STATED GOAL. Look for the line containing "Output the web" and the line containing "30, 35, 40];"; retype them and all lines between, exactly, and leave out the pictures.

MATERIALS PROVIDED.

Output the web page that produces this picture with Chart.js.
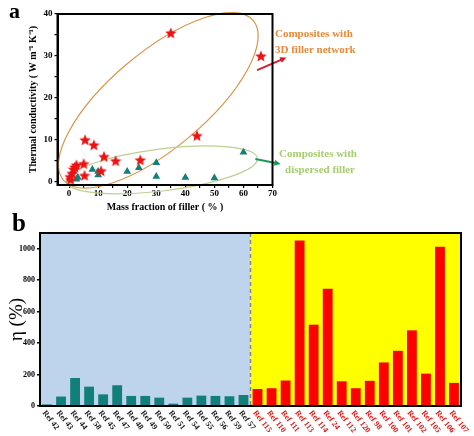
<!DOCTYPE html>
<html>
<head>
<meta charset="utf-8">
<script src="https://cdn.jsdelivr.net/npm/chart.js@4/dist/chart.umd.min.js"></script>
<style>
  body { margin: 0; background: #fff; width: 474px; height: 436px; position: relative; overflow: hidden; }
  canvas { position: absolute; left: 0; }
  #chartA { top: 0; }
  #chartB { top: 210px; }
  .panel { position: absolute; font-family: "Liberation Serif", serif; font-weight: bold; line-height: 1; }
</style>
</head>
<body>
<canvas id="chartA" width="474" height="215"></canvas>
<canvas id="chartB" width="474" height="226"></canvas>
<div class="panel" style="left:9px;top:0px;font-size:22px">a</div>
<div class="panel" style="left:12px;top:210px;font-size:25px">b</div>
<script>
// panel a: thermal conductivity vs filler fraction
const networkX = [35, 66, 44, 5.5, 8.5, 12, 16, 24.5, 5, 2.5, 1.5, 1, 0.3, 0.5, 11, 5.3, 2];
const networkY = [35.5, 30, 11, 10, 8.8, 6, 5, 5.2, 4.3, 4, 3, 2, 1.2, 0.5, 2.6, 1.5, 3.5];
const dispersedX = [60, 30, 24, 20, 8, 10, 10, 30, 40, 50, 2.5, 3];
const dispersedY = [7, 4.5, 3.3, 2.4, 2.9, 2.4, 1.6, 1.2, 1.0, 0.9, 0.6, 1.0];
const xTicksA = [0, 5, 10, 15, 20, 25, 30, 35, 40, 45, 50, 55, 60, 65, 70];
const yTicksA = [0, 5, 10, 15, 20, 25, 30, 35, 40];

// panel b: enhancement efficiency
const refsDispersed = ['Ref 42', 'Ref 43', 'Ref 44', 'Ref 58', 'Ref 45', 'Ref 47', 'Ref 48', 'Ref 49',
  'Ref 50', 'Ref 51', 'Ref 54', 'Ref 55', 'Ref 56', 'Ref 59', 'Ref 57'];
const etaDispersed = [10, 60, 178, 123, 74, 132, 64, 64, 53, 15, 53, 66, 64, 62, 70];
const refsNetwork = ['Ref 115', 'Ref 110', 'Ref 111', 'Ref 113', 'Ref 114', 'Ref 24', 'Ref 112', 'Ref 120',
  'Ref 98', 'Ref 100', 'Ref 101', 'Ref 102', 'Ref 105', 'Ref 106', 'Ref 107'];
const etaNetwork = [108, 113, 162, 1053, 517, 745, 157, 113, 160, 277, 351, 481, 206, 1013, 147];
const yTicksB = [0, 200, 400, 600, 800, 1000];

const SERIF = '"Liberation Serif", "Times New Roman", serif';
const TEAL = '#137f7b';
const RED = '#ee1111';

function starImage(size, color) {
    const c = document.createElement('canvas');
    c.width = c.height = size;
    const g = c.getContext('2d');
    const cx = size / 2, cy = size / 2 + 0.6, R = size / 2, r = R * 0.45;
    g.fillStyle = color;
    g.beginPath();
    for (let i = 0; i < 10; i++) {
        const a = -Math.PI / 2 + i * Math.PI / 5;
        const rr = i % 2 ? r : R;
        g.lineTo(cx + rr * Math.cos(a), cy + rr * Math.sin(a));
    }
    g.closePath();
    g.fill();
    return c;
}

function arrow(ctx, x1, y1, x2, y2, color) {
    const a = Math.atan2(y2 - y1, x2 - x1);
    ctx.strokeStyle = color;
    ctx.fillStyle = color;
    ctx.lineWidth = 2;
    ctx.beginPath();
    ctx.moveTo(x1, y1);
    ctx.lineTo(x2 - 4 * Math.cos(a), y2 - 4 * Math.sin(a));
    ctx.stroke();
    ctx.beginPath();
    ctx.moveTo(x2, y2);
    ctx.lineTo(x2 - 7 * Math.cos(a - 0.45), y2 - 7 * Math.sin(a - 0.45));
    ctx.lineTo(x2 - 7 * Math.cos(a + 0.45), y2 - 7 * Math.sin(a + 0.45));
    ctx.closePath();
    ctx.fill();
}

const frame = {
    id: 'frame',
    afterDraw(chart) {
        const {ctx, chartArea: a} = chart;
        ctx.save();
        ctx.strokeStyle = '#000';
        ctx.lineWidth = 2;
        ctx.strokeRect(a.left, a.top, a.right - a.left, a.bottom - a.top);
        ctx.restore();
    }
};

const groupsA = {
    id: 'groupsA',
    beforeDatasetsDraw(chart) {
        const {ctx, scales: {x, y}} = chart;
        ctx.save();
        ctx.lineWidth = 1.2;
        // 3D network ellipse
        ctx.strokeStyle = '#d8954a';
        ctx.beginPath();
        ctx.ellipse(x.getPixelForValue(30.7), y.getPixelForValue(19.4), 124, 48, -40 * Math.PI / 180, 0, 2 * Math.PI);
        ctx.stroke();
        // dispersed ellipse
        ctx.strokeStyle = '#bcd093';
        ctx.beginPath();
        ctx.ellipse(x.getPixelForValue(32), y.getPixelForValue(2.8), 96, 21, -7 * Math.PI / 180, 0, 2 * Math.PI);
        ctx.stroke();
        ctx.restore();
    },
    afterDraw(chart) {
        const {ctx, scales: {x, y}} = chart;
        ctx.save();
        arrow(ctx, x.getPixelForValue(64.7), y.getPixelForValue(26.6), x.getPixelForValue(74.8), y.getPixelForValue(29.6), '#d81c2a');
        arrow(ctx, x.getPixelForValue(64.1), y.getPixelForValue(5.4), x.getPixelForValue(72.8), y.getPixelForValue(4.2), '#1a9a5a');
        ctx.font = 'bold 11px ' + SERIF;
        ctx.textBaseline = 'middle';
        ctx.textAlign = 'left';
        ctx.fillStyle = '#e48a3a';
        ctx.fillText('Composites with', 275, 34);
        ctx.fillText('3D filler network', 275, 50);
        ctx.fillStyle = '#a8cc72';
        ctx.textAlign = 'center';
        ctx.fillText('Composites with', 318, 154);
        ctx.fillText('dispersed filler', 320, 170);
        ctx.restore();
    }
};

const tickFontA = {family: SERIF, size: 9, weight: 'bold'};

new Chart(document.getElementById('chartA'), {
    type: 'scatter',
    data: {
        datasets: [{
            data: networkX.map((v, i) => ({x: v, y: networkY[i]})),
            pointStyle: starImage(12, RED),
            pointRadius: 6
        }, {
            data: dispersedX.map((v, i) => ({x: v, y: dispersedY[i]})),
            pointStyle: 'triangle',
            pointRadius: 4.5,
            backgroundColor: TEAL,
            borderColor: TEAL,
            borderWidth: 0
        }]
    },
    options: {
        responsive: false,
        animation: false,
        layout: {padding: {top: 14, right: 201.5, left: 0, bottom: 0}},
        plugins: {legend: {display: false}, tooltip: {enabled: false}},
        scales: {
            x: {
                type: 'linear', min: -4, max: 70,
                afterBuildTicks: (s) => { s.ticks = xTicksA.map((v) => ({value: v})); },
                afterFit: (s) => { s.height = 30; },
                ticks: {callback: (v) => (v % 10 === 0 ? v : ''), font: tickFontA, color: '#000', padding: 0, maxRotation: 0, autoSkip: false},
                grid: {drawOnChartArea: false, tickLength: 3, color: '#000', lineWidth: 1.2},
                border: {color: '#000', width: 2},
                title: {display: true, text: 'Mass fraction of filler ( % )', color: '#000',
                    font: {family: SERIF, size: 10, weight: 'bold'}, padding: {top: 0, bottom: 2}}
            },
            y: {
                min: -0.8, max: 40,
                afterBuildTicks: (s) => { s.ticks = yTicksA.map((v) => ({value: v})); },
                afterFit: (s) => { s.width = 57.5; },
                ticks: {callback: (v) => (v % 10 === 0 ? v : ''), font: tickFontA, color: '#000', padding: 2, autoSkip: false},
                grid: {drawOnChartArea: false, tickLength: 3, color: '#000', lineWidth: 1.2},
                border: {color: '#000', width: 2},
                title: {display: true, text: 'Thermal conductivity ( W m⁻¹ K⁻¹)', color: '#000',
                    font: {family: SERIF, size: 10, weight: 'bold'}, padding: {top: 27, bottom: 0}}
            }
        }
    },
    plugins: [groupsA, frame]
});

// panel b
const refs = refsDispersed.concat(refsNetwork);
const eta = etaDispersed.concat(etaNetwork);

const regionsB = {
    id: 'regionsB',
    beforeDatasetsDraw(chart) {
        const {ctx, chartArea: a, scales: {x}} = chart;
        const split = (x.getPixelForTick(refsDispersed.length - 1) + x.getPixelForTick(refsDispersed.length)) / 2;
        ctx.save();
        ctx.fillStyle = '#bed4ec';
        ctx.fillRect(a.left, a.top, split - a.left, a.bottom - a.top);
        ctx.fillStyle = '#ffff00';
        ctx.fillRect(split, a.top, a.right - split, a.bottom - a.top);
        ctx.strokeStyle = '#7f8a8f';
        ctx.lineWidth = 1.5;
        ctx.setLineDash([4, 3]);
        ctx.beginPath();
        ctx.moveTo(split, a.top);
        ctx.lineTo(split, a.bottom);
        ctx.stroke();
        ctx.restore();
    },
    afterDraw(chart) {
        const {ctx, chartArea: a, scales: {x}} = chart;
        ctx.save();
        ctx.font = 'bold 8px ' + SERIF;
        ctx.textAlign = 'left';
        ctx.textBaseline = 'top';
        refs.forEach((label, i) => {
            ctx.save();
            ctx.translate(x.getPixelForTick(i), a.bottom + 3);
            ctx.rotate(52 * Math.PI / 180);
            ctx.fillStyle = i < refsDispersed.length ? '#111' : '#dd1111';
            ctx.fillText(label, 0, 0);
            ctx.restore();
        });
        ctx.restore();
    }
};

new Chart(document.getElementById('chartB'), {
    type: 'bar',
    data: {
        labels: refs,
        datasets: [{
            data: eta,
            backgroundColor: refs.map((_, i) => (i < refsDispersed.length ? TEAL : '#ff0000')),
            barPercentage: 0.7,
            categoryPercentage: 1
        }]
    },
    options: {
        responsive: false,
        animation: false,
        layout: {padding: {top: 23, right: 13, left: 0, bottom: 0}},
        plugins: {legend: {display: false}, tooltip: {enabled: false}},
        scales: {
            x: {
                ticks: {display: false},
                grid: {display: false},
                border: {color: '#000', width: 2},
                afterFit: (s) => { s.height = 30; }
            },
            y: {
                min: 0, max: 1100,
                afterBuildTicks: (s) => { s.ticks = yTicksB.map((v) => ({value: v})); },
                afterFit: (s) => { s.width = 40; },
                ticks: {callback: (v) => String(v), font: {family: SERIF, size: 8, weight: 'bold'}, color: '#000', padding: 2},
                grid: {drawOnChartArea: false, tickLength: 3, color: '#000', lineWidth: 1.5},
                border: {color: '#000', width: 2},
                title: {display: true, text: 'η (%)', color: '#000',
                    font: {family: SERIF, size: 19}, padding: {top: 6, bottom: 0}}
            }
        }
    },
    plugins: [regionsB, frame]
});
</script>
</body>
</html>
--
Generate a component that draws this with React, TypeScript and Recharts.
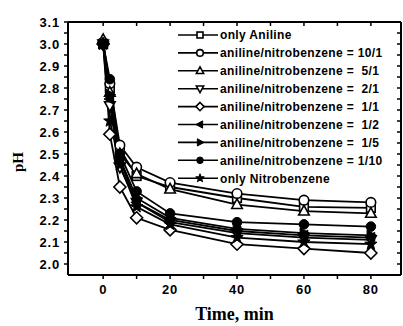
---
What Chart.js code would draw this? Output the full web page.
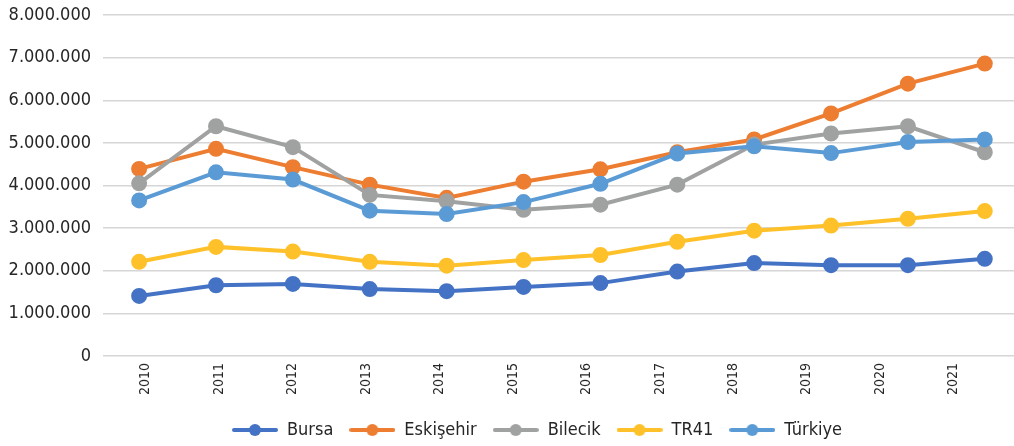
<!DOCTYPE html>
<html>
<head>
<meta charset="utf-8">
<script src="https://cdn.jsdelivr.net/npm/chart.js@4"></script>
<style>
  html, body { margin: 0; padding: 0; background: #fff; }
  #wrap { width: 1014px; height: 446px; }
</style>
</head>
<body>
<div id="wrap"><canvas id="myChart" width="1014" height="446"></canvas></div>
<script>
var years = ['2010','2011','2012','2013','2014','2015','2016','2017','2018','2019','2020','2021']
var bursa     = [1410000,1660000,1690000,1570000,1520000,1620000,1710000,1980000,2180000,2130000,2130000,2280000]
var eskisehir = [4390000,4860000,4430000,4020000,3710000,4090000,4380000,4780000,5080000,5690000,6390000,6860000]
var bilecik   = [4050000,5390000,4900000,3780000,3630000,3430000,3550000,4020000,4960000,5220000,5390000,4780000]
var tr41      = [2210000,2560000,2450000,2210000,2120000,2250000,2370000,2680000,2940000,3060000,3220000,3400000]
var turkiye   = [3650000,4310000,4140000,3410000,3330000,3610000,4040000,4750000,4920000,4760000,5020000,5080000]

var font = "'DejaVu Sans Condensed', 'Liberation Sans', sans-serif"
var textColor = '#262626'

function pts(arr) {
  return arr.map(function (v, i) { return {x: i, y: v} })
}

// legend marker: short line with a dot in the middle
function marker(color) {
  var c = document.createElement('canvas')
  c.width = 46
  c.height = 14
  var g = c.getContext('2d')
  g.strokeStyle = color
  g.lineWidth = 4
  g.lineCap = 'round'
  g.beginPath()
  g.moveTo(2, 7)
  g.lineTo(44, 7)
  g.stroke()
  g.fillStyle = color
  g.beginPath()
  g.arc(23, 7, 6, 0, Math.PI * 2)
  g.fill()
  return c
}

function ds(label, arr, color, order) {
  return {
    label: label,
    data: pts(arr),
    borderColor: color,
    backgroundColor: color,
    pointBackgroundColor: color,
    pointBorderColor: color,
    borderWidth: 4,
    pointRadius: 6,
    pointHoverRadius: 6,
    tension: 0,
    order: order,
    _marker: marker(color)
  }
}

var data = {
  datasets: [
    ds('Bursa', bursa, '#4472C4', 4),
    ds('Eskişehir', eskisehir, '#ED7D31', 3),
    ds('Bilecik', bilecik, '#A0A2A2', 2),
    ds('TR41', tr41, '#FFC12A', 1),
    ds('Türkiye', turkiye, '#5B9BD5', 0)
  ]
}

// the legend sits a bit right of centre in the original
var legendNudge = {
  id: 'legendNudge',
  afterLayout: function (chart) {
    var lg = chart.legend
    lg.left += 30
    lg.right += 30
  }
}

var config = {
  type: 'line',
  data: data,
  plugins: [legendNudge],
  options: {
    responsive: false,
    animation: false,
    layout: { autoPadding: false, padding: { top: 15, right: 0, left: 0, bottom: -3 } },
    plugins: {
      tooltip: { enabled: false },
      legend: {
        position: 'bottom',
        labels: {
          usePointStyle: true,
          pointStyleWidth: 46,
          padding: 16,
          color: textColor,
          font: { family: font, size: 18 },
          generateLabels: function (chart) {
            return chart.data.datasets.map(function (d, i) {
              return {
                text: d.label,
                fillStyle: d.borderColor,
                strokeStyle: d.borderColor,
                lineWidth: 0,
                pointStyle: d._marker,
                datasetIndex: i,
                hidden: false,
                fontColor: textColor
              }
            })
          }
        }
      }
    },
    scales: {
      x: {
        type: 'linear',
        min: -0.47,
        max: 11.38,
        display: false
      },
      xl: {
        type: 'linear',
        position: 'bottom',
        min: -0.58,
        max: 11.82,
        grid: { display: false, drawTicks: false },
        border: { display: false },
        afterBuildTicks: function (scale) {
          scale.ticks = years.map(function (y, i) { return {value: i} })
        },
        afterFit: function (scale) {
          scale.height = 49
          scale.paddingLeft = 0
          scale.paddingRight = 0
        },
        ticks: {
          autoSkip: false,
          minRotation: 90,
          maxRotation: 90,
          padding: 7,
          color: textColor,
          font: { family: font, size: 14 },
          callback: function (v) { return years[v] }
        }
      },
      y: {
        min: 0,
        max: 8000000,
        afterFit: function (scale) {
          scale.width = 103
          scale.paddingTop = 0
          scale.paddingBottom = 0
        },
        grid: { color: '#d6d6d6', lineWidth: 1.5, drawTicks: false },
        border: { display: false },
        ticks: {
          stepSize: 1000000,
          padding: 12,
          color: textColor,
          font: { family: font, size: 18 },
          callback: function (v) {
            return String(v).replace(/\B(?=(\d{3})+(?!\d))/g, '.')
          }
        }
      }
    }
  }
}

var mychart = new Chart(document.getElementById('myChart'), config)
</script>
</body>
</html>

EXPECTED ANSWER.
Output the web page that produces this picture with Chart.js.
<!DOCTYPE html>
<html>
<head>
<meta charset="utf-8">
<script src="https://cdn.jsdelivr.net/npm/chart.js@4/dist/chart.umd.min.js"></script>
<style>
  body { margin: 0; background: #fff; width: 474px; height: 436px; position: relative; overflow: hidden; }
  canvas { position: absolute; left: 0; }
  #chartA { top: 0; }
  #chartB { top: 210px; }
  .panel { position: absolute; font-family: "Liberation Serif", serif; font-weight: bold; line-height: 1; }
</style>
</head>
<body>
<canvas id="chartA" width="474" height="215"></canvas>
<canvas id="chartB" width="474" height="226"></canvas>
<div class="panel" style="left:9px;top:0px;font-size:22px">a</div>
<div class="panel" style="left:12px;top:210px;font-size:25px">b</div>
<script>
// panel a: thermal conductivity vs filler fraction
const networkX = [35, 66, 44, 5.5, 8.5, 12, 16, 24.5, 5, 2.5, 1.5, 1, 0.3, 0.5, 11, 5.3, 2];
const networkY = [35.5, 30, 11, 10, 8.8, 6, 5, 5.2, 4.3, 4, 3, 2, 1.2, 0.5, 2.6, 1.5, 3.5];
const dispersedX = [60, 30, 24, 20, 8, 10, 10, 30, 40, 50, 2.5, 3];
const dispersedY = [7, 4.5, 3.3, 2.4, 2.9, 2.4, 1.6, 1.2, 1.0, 0.9, 0.6, 1.0];
const xTicksA = [0, 5, 10, 15, 20, 25, 30, 35, 40, 45, 50, 55, 60, 65, 70];
const yTicksA = [0, 5, 10, 15, 20, 25, 30, 35, 40];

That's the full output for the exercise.